We didn't build AVV a recommendation engine. We built them a colleague. The team actually talks about the system like it's part of the group, which is exactly how we wanted it to feel.

We spent time with the counselors learning how they actually think through a recommendation. Not the clean version you'd draw on a whiteboard, but the messy real one: the edge cases, the judgment calls, the "technically the rule says this but we always handle it differently." We took all of that and encoded it into a system that checks live certification data from the registries, calculates point balances and gaps, matches courses to requirements across overlapping rule sets, and generates a branded PDF recommendation ready to send.

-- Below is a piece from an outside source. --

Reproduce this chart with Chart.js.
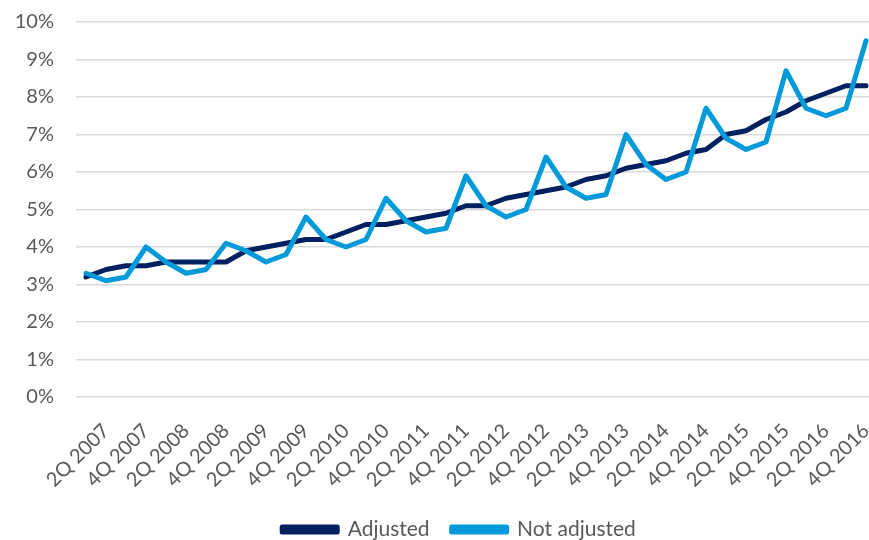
<!DOCTYPE html>
<html>
<head>
<meta charset="utf-8">
<script src="https://cdn.jsdelivr.net/npm/chart.js@4/dist/chart.umd.min.js"></script>
<style>
html,body{margin:0;padding:0;background:#fff;overflow:hidden;width:869px;height:540px;}
#wrap{width:880px;height:540px;}
</style>
</head>
<body>
<div id="wrap"><canvas id="c" width="880" height="540"></canvas></div>
<script>
const quarters = [];
for (let y = 2007; y <= 2016; y++) { for (let q = 1; q <= 4; q++) quarters.push(q + 'Q ' + y); }

const adjusted = [3.2,3.4,3.5,3.5,3.6,3.6,3.6,3.6,3.9,4.0,4.1,4.2,4.2,4.4,4.6,4.6,4.7,4.8,4.9,5.1,
                  5.1,5.3,5.4,5.5,5.6,5.8,5.9,6.1,6.2,6.3,6.5,6.6,7.0,7.1,7.4,7.6,7.9,8.1,8.3,8.3];
const notAdjusted = [3.3,3.1,3.2,4.0,3.6,3.3,3.4,4.1,3.9,3.6,3.8,4.8,4.2,4.0,4.2,5.3,4.7,4.4,4.5,5.9,
                     5.1,4.8,5.0,6.4,5.6,5.3,5.4,7.0,6.2,5.8,6.0,7.7,6.9,6.6,6.8,8.7,7.7,7.5,7.7,9.5];
const yMin = 0, yMax = 10, yStep = 1;

const FONT = 'Lato, "DejaVu Sans", sans-serif';
const GREY = '#595959';

const shiftLegend = {
  id: 'shiftLegend',
  afterLayout(chart) {
    const l = chart.legend;
    if (l) { l.left += 21; l.right += 21; }
  }
};

function zeroPad(s) { s.paddingTop = 0; s.paddingBottom = 0; s.paddingLeft = 0; s.paddingRight = 0; }

new Chart(document.getElementById('c'), {
  type: 'line',
  data: {
    labels: quarters,
    datasets: [
      { label: 'Adjusted', data: adjusted, borderColor: '#002060', backgroundColor: '#002060',
        borderWidth: 5, pointRadius: 0, tension: 0, borderCapStyle: 'round', borderJoinStyle: 'round', order: 1 },
      { label: 'Not adjusted', data: notAdjusted, borderColor: '#009ADA', backgroundColor: '#009ADA',
        borderWidth: 5, pointRadius: 0, tension: 0, borderCapStyle: 'round', borderJoinStyle: 'round', order: 0 }
    ]
  },
  plugins: [shiftLegend],
  options: {
    responsive: false,
    animation: false,
    layout: { autoPadding: false, padding: { left: 0, right: 4, top: 22, bottom: -10 } },
    plugins: {
      tooltip: { enabled: false },
      legend: {
        position: 'bottom',
        labels: {
          sort: (a, b) => a.datasetIndex - b.datasetIndex,
          boxWidth: 55, boxHeight: 5, padding: 22,
          color: GREY, font: { family: FONT, size: 21 }
        }
      }
    },
    scales: {
      x: {
        offset: true,
        grid: { display: false },
        border: { display: false },
        ticks: {
          autoSkip: false, maxRotation: 45, minRotation: 45, padding: 14,
          color: GREY, font: { family: FONT, size: 20 },
          callback: function(v, i) { return i % 2 === 1 ? quarters[i] : ''; }
        },
        afterFit: function(s) { s.height = 100; zeroPad(s); }
      },
      y: {
        min: yMin, max: yMax,
        grid: { color: '#d9d9d9', lineWidth: 1.5, drawTicks: false },
        border: { display: false },
        ticks: { stepSize: yStep, padding: 22, color: GREY, font: { family: FONT, size: 20 },
                 callback: v => v + '%' },
        afterFit: function(s) { s.width = 76; zeroPad(s); }
      }
    }
  }
});
</script>
</body>
</html>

It started at about 80% accuracy. Not perfect, and nobody expected it to be on day one. The team reviewed the output, flagged what was off, and we improved it together. Like onboarding any new colleague, it took a bit of time to get right.

The important part is that the team manages the rules themselves. When a registry changes its requirements, they update the system directly. No developer needed, no ticket in a backlog. The people who understand the domain are the ones in control of it.

"I already have something ready for you"

A student calls in. They've been waiting weeks for their study advice. Before, the counselor would take their details, promise to get back to them, and add them to the queue. Now, they generate the recommendation while still on the phone. Two minutes. The student gets their advice before they hang up.

That was the moment it clicked for the team. The conversation went from "we'll get back to you" to "actually, let me walk you through what I'd recommend right now." Counselors went from processing a backlog to having actual conversations with the people they're trying to help. From 30 minutes of manual work to two minutes of review, and the rest of the time spent on the part that actually needs a human.

1,500+ recommendations. ~1,000 bookings.

Over 1,500 personalized study recommendations generated so far, leading to roughly 1,000 course bookings. That's a 65% conversion rate. The reason is simple: when someone gets advice the same day they ask for it, they act on it. When they wait three weeks, they don't.

The December backlog is gone. The team isn't working overtime anymore. The system handles the heavy lifting, and the counselors focus on the students who need a real conversation. The complex cases, the exceptions, the ones where you actually want a human on the other end.

Next up is a client-facing version of the advisor, where students can get an initial recommendation on their own and then connect with a counselor to refine it. Same intelligence, same expertise, just extended to a new touchpoint.